Weakly Lindelöf metrizable spaces are separable

Question

In Handbook of set-theoretic topology (Kunen & Vaughan, 1984), chapter 1 about Cardinal functions, Theorem 8.1 states that many of the cardinal functions are equal in the case of metrizable spaces. Among them, $w(X) = d(X) = wc(X)$, where:

• $w(X)$ is the weight of $X$,
• $d(X)$ is the density of $X$,
• $wc(X)$ is the weak covering number of $X$, that is, the smallest infinite cardinal $\kappa$ such that every open cover of $X$ has a subcollection of cardinality $\le\kappa$ whose union is dense in $X$.

The corresponding special names when these cardinal functions are countable are:

• $X$ is second countable
• $X$ is separable
• $X$ is weakly Lindelöf

In particular, a metrizable space is second countable iff it is separable iff it is weakly Lindelöf.

For the proof, the equality $w(X)=d(X)$ for metrizable spaces is well-known.
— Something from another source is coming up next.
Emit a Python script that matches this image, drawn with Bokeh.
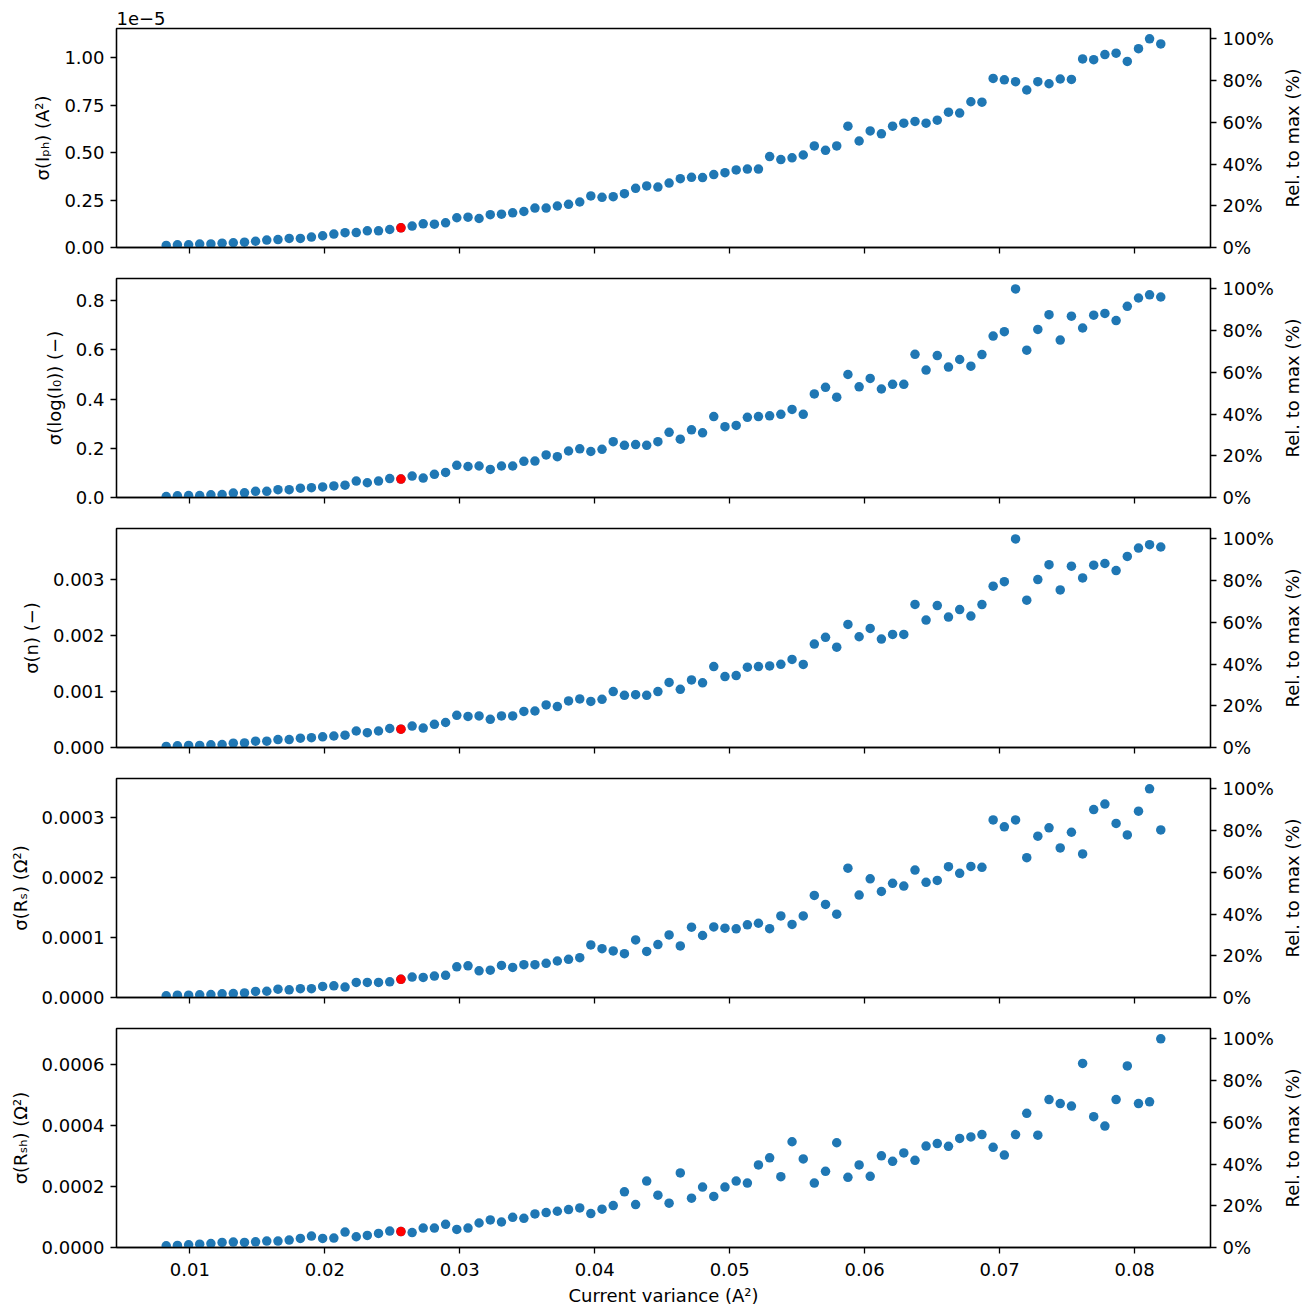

For the weak covering number, it is easy to see that the inequality $wc(X)\le w(X)$ holds in any topological space.

For the reverse, the Handbook's Theorem 8.1 leaves the verification to the reader. Can anyone provide a proof?

Answer 1

Perhaps we can show $d(X) \leq wc(X)$. For $n \in \omega$, let $\mathscr U_n = \left\{ B\left(x,2^{-n}\right) : x \in X \right\}$ and apply the weak covering number to produce $D_n = \{ x_{n,\alpha} : \alpha < wc(X) \}$ so that $W_n := \bigcup \left\{ B\left(x,2^{-n} \right) : x \in D_n \right\}$ is dense. Now, $D := \bigcup_{n\in\omega} D_n$ is of cardinality $\leq wc(X)$ since we are dealing with infinite cardinals.

We wish to show that $D$ is dense. So let $x \in X$ and consider any $\varepsilon > 0$. Let $n \in \omega$ be so that $2^{-n} < \varepsilon$. Since $W_{n+1} = \bigcup \left\{ B\left( y, 2^{-(n+1)} \right) : y \in D_{n+1} \right\}$ is dense, there is some $y \in W_{n+1}$ so that $d(y,x) < 2^{-(n+1)}$; since $y \in W_{n+1}$, there is some $\alpha < wc(X)$ so that $d(x_{n+1,\alpha} , y) < 2^{-(n+1)}$. By the triangle inequality, we see that $d(x_{n+1,\alpha} , x) < 2^{-n} < \varepsilon$. Since $x_{n+1,\alpha} \in D$ and since $x$ and $\varepsilon$ were arbitrary, we see that $D$ is dense.

Answer 2

Let $wc(X)\leq \kappa$ be infinite cardinal so that every open cover of $X$ has a subfamily of cardinality $\leq \kappa$ which union is dense in $X$.

Let $\mathcal{U}_n = \{B(x, 1/n) : x\in X\}$ and let $\mathcal{U}_n'\subseteq \mathcal{U}_n$ be such that $\bigcup \mathcal{U}_n'$ is dense and $|\mathcal{U}_n'|\leq \kappa$.

Pick $x_U\in U$ for each $U\in\mathcal{U}_n'$, and let $Y = \{x_U : U\in\mathcal{U}_n', n\in\mathbb{N}\}$. Clearly $$|Y|\leq \left|\bigcup_{n\in\mathbb{N}}\mathcal{U}_n'\right|\leq\sum_{n\in\mathbb{N}} \left|\mathcal{U}_n'\right| \leq \sum_{n\in\mathbb{N}}\kappa = \aleph_0\cdot \kappa = \kappa$$

If $U\subseteq X$ is open and non-empty, we can choose $B(x, 1/n)\subseteq U$. Then $\bigcup\mathcal{U}_{3n}'\cap B(x, \frac{1}{3n})\neq \emptyset$.

Then there is $z\in X$ such that $w\in B(z, \frac{1}{3n})\cap B(x, \frac{1}{3n})$ for some $w$ and $B(z, \frac{1}{3n})\in\mathcal{U}_{3n}'$. Let $y\in Y\cap B(z, \frac{1}{3n})$. Then $d(y, x) \leq d(y, z)+ d(z, w)+d(w, x) < \frac{1}{n}$, so $y\in B(x, 1/n)\subseteq U$.

The above argument proves that $d(X)\leq wc(X)$. Then $\mathcal{B} = \{B(x, 1/n) : x\in Y, n\in\mathbb{N}\}$ is a basis for $X$ and $|\mathcal{B}|\leq \kappa$, so that $w(X)\leq wc(X)$.